Body-scaledness and control in early prehension intention
Julie C. Rutkowska
School of Cognitive & Computing Sciences, University of Sussex

This paper draws on theoretical work about infancy, and on an empirical longitudinal study of prehension in 12- to 22-week-old infants. It is concerned with three broad issues about early abilities and their development: (1) How can we best conceptualize infant mechanisms? Contra recent emphasis on “naive theories” and networks of “(proto)concepts”, I suggest that early object understanding is grounded in action, and that computational concepts — of the right kind — offer a useful route to discussing action systems and their openness to development; (2) What specific kind of organization underlies pre- adapted action structures? The example of prehension is used to discuss: the role of vision, in particular whether even inexperienced infants perceive objects in a body-scaled way, i.e. see graspability; and how motor processes may be organized and coordinated with vision, in particular whether infants attempt serial- ordering of pre-adapted motor components under the guidance of a controlling intention/explicit behavioural goal; (3) What kind of developmental mechanism can account for the way infants demonstrate immense regularities in outcome behaviour, yet remain capable of exploiting viable patterns of activity to establish novel coordinations? Even in the case of simple prehension, it is possible to see the routine emergence of activities that fall outside the restricted reach- graspretrieve-manipulate sequence against which most behaviour is interpreted, e.g. any manual contact with an object as “preparatory to grasping”.

Much research on early prehension suggests it is supported by universal object properties such as surface-boundary segmentation, which vision could deliver through construction of a description in a representation akin to the 2\(12-D sketch of Marr’s model of low-level vision. Specific properties such as shape or weight appear to be taken into account prior to contact only towards the second half of the first year. An exception is Bruner and Koslowski’s (1972) classic finding that, prior to feedback from successful reaching, manual behaviour exhibits size discrimination between a potentially graspable object and a larger, non-graspable one. But problems with this work include its confounding of smaller/larger object sizes with the possibility of subjects seeing/not seeing objects’ surface boundaries. A new longitudinal study questions interpretation of proximal midline activity of hands at the mouth as a “pre- reaching” manipulatory activity involving body-scaled appreciation of object size; and interpretation of anticipatory mouth opening as evidence for a “controlling intention” and attempted hierarchical control of pre-adapted component behaviours in a reach-grasp-retrieve-manipulate/mouth sequence. Current computational work that explores emergent functionality of independent sensory-motor coordinations (e.g. due to Brooks) is outlined, and its claim to be “noncomputational” is challenged. It is suggested that this approach to action organization provides a way of encompassing the notion that “intention precedes execution” without assuming explicit goals or hierarchical control. And it can be extended to a model of development that is pre-adapted without being predetermined.

Agreement and consensus
Wes Sharrock
Department of Sociology, University of Manchester

This discussion is a part of a systematic re- examination of the course of sociology of knowledge and science since its resuscitation under the influence of the so-called ‘strong programme’, a re-examination which reflects fundamental disagreement with ‘constructionist’ conceptions. One of the most influential sources of the ‘constructionist’ conception in the sociology of knowledge and science was Thomas Kuhn’s The Structure of Scientific Revolutions and it is appropriate that such a re- examination should begin with a close inspection of Kuhn’s views. This paper will consider the extent to which Kuhn’s arguments are a product of his empiricist assumptions.

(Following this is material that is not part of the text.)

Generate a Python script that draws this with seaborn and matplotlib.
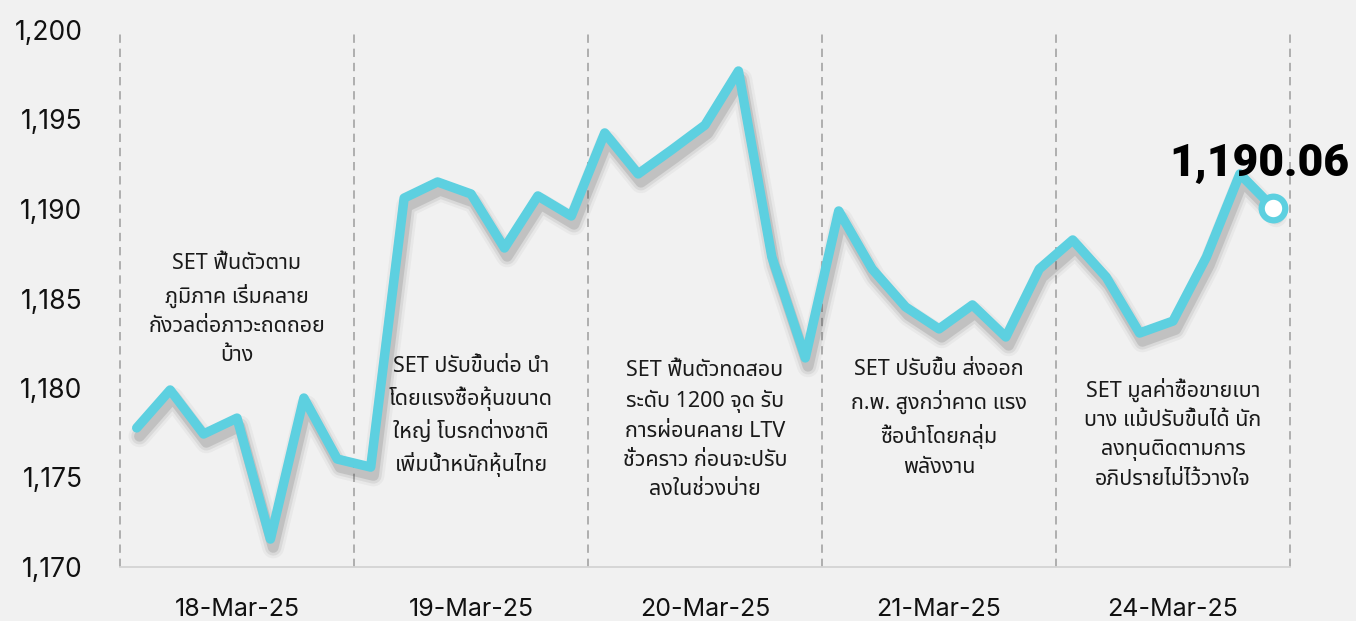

Action As It Appears in Russian Activity Theories and Ecological Approach
Alexander N. Sokolov
Institute of Psychology, Russian Academy of Sciences, Moscow, Russia.

The concept of action is one of the basic ideas in both traditional Russian psychology and the ecological approach. There are a few relatively distinct “action-oriented” approaches in Russian psychology (kinds of activity theory by A Leontiev, S Rubinstein, P Galperin, A Zaporozhets et al.) and physiology (physiology of activity by N Bernstein and theory of functional systems by P Anokhin). Similarly, one can discover several noncorresponding action-based theories in ecological paradigm, though for some time action per se seems to be outside the “key-words” of this approach. It is argued that the current general trend in both these theoretical frameworks consists in the shift from the use of action as a primarily explanatory tool to the consideration of action rather as a matter of empirical study (cf. issues of control of action, intersubjectivity). Some principal common features of action understanding by activity theorists and ecological researchers (eg, intentionality, orienting and adaptive function, importance of motor components/adjustment etc) as well as essential differences that are specific for both views (eg, dichotomy of external/internal actions in activity theory) are briefly outlined. Clearly, thorough analysis of these approaches’ foundations is needed for they could enrich each other.

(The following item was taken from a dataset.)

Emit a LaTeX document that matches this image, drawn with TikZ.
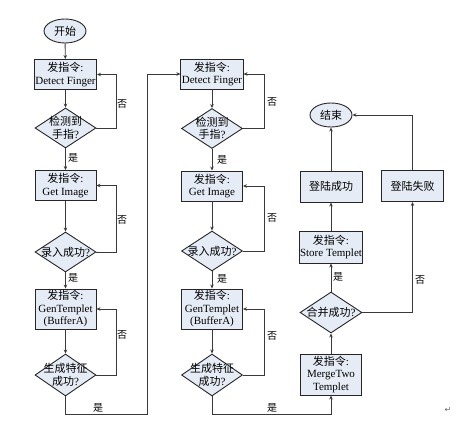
\documentclass[tikz,border=0pt]{standalone}
\usepackage{fontspec}
\setmainfont{Liberation Serif}
\newfontfamily\cjk{Noto Sans CJK SC}
\newfontfamily\symfont{DejaVu Sans}
\usetikzlibrary{shapes.geometric,arrows.meta}
\definecolor{boxfill}{HTML}{E6ECF6}
\definecolor{linec}{HTML}{3A3A3A}
\newcommand{\zh}[1]{{\cjk #1}}
\tikzset{
  base/.style={draw=black!85, fill=boxfill, line width=0.9pt, inner sep=1pt,
    font=\fontsize{11}{12.5}\selectfont, align=center},
  procbox/.style={base, rectangle, minimum width=61pt, minimum height=30pt},
  tallbox/.style={base, rectangle, minimum width=61pt, minimum height=40pt},
  decide/.style={base, diamond, minimum width=61pt, minimum height=40pt, inner sep=0pt},
  term/.style={base, ellipse, minimum width=42pt, minimum height=24pt, inner sep=0pt},
  conn/.style={draw=linec, line width=0.9pt, -{Stealth[length=4pt,width=3.5pt]}},
  lbl/.style={font=\fontsize{10}{12}\selectfont\cjk, inner sep=0pt},
  ctext/.style={font=\fontsize{11}{12.5}\selectfont, align=center, inner sep=0pt}
}
\begin{document}
\begin{tikzpicture}[x=1pt,y=-1pt]
\useasboundingbox (0,0) rectangle (469,425);
% column 1
\node[term] (start) at (65,31) {\zh{开始}};
\node[procbox] (b1) at (65.5,74.5) {\zh{发指令}:\\Detect Finger};
\node[decide] (d1) at (65.5,128) {};
\node[ctext] at (d1.center) {\zh{检测到}\\\zh{手指}?};
\node[procbox] (b2) at (65.5,185.5) {\zh{发指令}:\\Get Image};
\node[decide] (d2) at (65.5,252) {};
\node[ctext] at (d2.center) {\zh{录入成功}?};
\node[tallbox] (b3) at (65.5,309) {\zh{发指令}:\\GenTemplet\\(BufferA)};
\node[decide,minimum height=42pt] (d3) at (65.5,375) {};
\node[ctext] at (d3.center) {\zh{生成特征}\\\zh{成功}?};
% column 2
\node[procbox] (b4) at (212,74) {\zh{发指令}:\\Detect Finger};
\node[decide] (d4) at (212,128.5) {};
\node[ctext] at (d4.center) {\zh{检测到}\\\zh{手指}?};
\node[procbox] (b5) at (212,186) {\zh{发指令}:\\Get Image};
\node[decide] (d5) at (212,251) {};
\node[ctext] at (d5.center) {\zh{录入成功}?};
\node[tallbox] (b6) at (212,309) {\zh{发指令}:\\GenTemplet\\(BufferA)};
\node[decide,minimum height=42pt] (d6) at (212,375) {};
\node[ctext] at (d6.center) {\zh{生成特征}\\\zh{成功}?};
% column 3
\node[term] (end) at (331,115) {\zh{结束}};
\node[procbox,minimum width=62pt,minimum height=31pt] (ok) at (331,186.5) {\zh{登陆成功}};
\node[procbox,minimum width=62pt,minimum height=31pt] (fail) at (412.5,186) {\zh{登陆失败}};
\node[procbox,minimum width=62pt,minimum height=32pt] (st) at (331,247) {\zh{发指令}:\\Store Templet};
\node[decide,minimum width=62pt,minimum height=41pt] (d7) at (331,312.5) {};
\node[ctext] at (d7.center) {\zh{合并成功}?};
\node[tallbox,minimum height=41pt] (mg) at (331,374.5) {\zh{发指令}:\\MergeTwo\\Templet};
% coordinates for bends
\coordinate (c1) at (147,414);
\coordinate (c2) at (331,414);
% connectors column 1
\draw[conn] (start) -- (b1);
\draw[conn] (b1) -- (d1);
\draw[conn] (d1) -- (b2);
\draw[conn] (d1.east) -- ++(20,0) |- (b1.east);
\draw[conn] (b2) -- (d2);
\draw[conn] (d2) -- (b3);
\draw[conn] (d2.east) -- ++(20,0) |- (b2.east);
\draw[conn] (b3) -- (d3);
\draw[conn] (d3.east) -- ++(20,0) |- (b3.east);
\draw[conn] (d3.south) |- (c1) |- (b4.west);
% connectors column 2
\draw[conn] (b4) -- (d4);
\draw[conn] (d4) -- (b5);
\draw[conn] (d4.east) -- ++(21,0) |- (b4.east);
\draw[conn] (b5) -- (d5);
\draw[conn] (d5) -- (b6);
\draw[conn] (d5.east) -- ++(21,0) |- (b5.east);
\draw[conn] (b6) -- (d6);
\draw[conn] (d6.east) -- ++(21,0) |- (b6.east);
\draw[conn] (d6.south) |- (c2) -- (mg.south);
% connectors column 3
\draw[conn] (mg) -- (d7);
\draw[conn] (d7) -- (st);
\draw[conn] (st) -- (ok);
\draw[conn] (ok) -- (end);
\draw[conn] (d7.east) -| (fail.south);
\draw[conn] (fail.north) |- (end.east);
% labels
\node[lbl] at (73,158) {是};
\node[lbl] at (73,278) {是};
\node[lbl] at (98,408) {是};
\node[lbl] at (122,104) {否};
\node[lbl] at (122,220) {否};
\node[lbl] at (122,335) {否};
\node[lbl] at (222,160) {是};
\node[lbl] at (222,279) {是};
\node[lbl] at (272,408) {是};
\node[lbl] at (272,102) {否};
\node[lbl] at (272,218) {否};
\node[lbl] at (272,336) {否};
\node[lbl] at (338,277) {是};
\node[lbl] at (420,280) {否};
\node[font=\fontsize{8}{8}\symfont, text=black!60, inner sep=0pt] (pm) at (448,410) {↵};
\end{tikzpicture}
\end{document}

Metaphorical Activity in Communicative Context – a Dialogic Analysis of Figurative Language
Zazie Todd
Department of Psychology, University of Nottingham

This paper starts from the Bakhtinian premise that language is a social event in which both listeners and speakers play a very active role. Words and phrases gain their meaning from the dialogic situation in which they are uttered. With this in mind, figurative language is seen as a normal, creative use of the elastic environment of words we have at our disposal. This paper looks in particular at two questions, one theoretical, the other more directly related to language use. Does the concept of language – or communication – as a social event conflict with the idea, often expressed by ecological psychologists, that language is an index? Is it possible, in fact, for language to be a social index? And secondly, why do we use different types of figurative language? Does, for example, metaphor say something more – or different – to simile? How does the context, both social and situational, affect our choice of words? Preliminary evidence is presented concerning pre-school children’s preferences for metaphor and simile, but this question relates to metonymy, synecdoche etc. as well. An examination of the social functions of figurative language may give us some insight into the transformation of meaning that seems to occur with metaphor. Indeed, it could be argued that this is just an extreme example of the negotiation of meaning that occurs every time a word or phrase is used.